Entering in near darkness, and clad entirely in black, there is near silence as they launch into Cluster One from The Division Bell. Accompanied by projections, lasers and samples, the opening segment draws heavily from The Division Bell. The stage is predominantly backlit, and the emphasis is very much on the musical experience – unlike some other tribute acts, there is little attempt by the band to resemble the original artists, and the lack of spotlights does nothing to detract from this. Whilst the physical resemblance is minimal, however, musically it’s a different story.

In addition to the standard guitars, bass and drums found in the vast majority of bands, Pink Floyd embraced keyboards, lap steel guitars, acoustic guitars (6 and 12 string), saxophone and synthesisers, and were one of the early pioneers in using sampled effects. All of these appear tonight too, and are utilised with consumate musicianship. Add in a trio of highly accomplished female backing vocalists, and the ‘Floyd Effect’ has undoubtedly been achieved.

Following a short break, the band return to play Dark Side Of The Moon in its entirety, including the backing trio sharing Clare Torry’s iconic non-lexical vocals from Great Gig In The Sky with great aplomb. Judging by the applause as Eclipse fades to a close, a large proportion of tonight’s audience would have been happy to have witnessed nothing other than this segment of the show, and treated the rest as a very welcome bonus.
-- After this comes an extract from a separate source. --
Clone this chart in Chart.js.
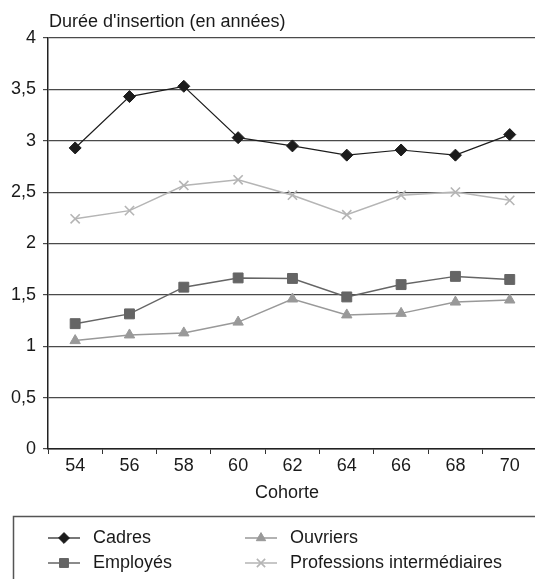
<!DOCTYPE html>
<html>
<head>
<meta charset="utf-8">
<script src="https://cdn.jsdelivr.net/npm/chart.js@4/dist/chart.umd.min.js"></script>
<style>
  html, body { margin: 0; padding: 0; background: #fff; overflow: hidden; }
  #wrap { width: 545px; height: 579px; }
</style>
</head>
<body>
<div id="wrap"><canvas id="c" width="545" height="579"></canvas></div>
<script>
// Cohortes de naissance
const cohortes = ['54', '56', '58', '60', '62', '64', '66', '68', '70'];

// Durée d'insertion moyenne (années) par catégorie socioprofessionnelle
const cadres = [2.93, 3.43, 3.53, 3.03, 2.95, 2.86, 2.91, 2.86, 3.06];
const employes = [1.22, 1.315, 1.575, 1.665, 1.66, 1.48, 1.60, 1.68, 1.65];
const ouvriers = [1.055, 1.11, 1.13, 1.235, 1.46, 1.305, 1.32, 1.43, 1.45];
const professions = [2.24, 2.32, 2.565, 2.62, 2.47, 2.28, 2.47, 2.50, 2.42];

const yTicks = [0, 0.5, 1, 1.5, 2, 2.5, 3, 3.5, 4];

const FONT = 'Liberation Sans, Arial, Helvetica, sans-serif';
const FSIZE = 18;
const frDecimal = v => String(v).replace('.', ',');

// Legend order: two columns, two rows
const legendLayout = [
  { idx: 0, col: 0, row: 0 },
  { idx: 2, col: 1, row: 0 },
  { idx: 1, col: 0, row: 1 },
  { idx: 3, col: 1, row: 1 }
];

const extras = {
  id: 'extras',
  afterDraw(chart) {
    const ctx = chart.ctx;
    const area = chart.chartArea;
    ctx.save();
    ctx.fillStyle = '#1a1a1a';
    ctx.font = FSIZE + 'px ' + FONT;
    ctx.textBaseline = 'middle';

    // Axis heading above the plot
    ctx.textAlign = 'left';
    ctx.fillText("Durée d'insertion (en années)", area.left + 1, area.top - 16);

    // X axis title
    ctx.textAlign = 'center';
    ctx.fillText('Cohorte', 287, 493);

    // Legend frame
    ctx.strokeStyle = '#555';
    ctx.lineWidth = 1.5;
    ctx.strokeRect(13.5, 516.5, 600, 100);

    // Legend entries
    const colX = [48, 245];
    const rowY = [538, 563];
    legendLayout.forEach(item => {
      const ds = chart.data.datasets[item.idx];
      const x0 = colX[item.col];
      const y = rowY[item.row];
      ctx.strokeStyle = ds.borderColor;
      ctx.lineWidth = ds.borderWidth;
      ctx.beginPath();
      ctx.moveTo(x0, y);
      ctx.lineTo(x0 + 32, y);
      ctx.stroke();
      ctx.fillStyle = ds.pointBackgroundColor;
      ctx.lineWidth = ds.pointBorderWidth;
      Chart.helpers.drawPoint(ctx, {
        pointStyle: ds.pointStyle,
        radius: ds.pointRadius * 0.9,
        rotation: 0,
        borderWidth: ds.pointBorderWidth
      }, x0 + 16, y);
      ctx.fillStyle = '#1a1a1a';
      ctx.textAlign = 'left';
      ctx.fillText(ds.label, x0 + 45, y);
    });
    ctx.restore();
  }
};

function series(label, data, color, style, radius, width, pbw) {
  return {
    label, data,
    borderColor: color,
    backgroundColor: color,
    pointBackgroundColor: color,
    pointBorderColor: color,
    pointStyle: style,
    pointRadius: radius,
    pointHoverRadius: radius,
    pointBorderWidth: pbw,
    borderWidth: width,
    tension: 0,
    clip: false
  };
}

new Chart(document.getElementById('c'), {
  type: 'line',
  data: {
    labels: cohortes,
    datasets: [
      series('Cadres', cadres, '#1c1c1c', 'rectRot', 6, 1.2, 1),
      series('Employés', employes, '#656565', 'rect', 7, 1.5, 1),
      series('Ouvriers', ouvriers, '#999999', 'triangle', 6, 1.5, 1),
      series('Professions intermédiaires', professions, '#b5b5b5', 'crossRot', 6.5, 1.5, 1.6)
    ]
  },
  options: {
    responsive: false,
    animation: false,
    devicePixelRatio: 1,
    layout: { padding: { top: 38, right: 2, bottom: 100, left: 0 } },
    plugins: { legend: { display: false }, title: { display: false }, tooltip: { enabled: false } },
    scales: {
      x: {
        offset: true,
        afterFit(scale) { scale.height = 30; },
        grid: {
          offset: true,
          drawOnChartArea: false,
          drawTicks: true,
          tickLength: 5,
          color: '#333',
          lineWidth: 1
        },
        border: { display: true, color: '#222', width: 1.5 },
        ticks: { color: '#1a1a1a', font: { family: FONT, size: FSIZE }, padding: 1, maxRotation: 0 }
      },
      y: {
        min: 0, max: 4,
        afterBuildTicks(scale) { scale.ticks = yTicks.map(v => ({ value: v })); },
        afterFit(scale) { scale.width = 48; },
        grid: {
          color: '#4a4a4a',
          lineWidth: 1.2,
          drawTicks: true,
          tickLength: 5
        },
        border: { display: true, color: '#222', width: 1.5 },
        ticks: {
          color: '#1a1a1a', font: { family: FONT, size: FSIZE }, padding: 7,
          callback: v => frDecimal(v)
        }
      }
    }
  },
  plugins: [extras]
});
</script>
</body>
</html>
The opening sample of Wish You Were Here is greeted with similar appreciation, and the constant procession to the bar ensured that a little audience participation was in order, before the show drew to a close with Comfortably Numb. The inevitable encore ensued – Run Like Hell – and highlighted the one, minor flaw in a show such as this.

The complexities of synchronising the music to the projections and lasers leave the band very little room to manoeuvre in regard to meandering down whatever musical path they may spontaneously choose, and as a result the show very, very ocassionally feels a little robotic. Come the encore, and they finally shook off the shackles and appeared human. To be honest, if that’s the only criticism that can be levelled, its been a successful show.

And judging by the amount of people humming and singing to themselves as the audience dispersed into the night, I suspect pretty much everyone else agreed.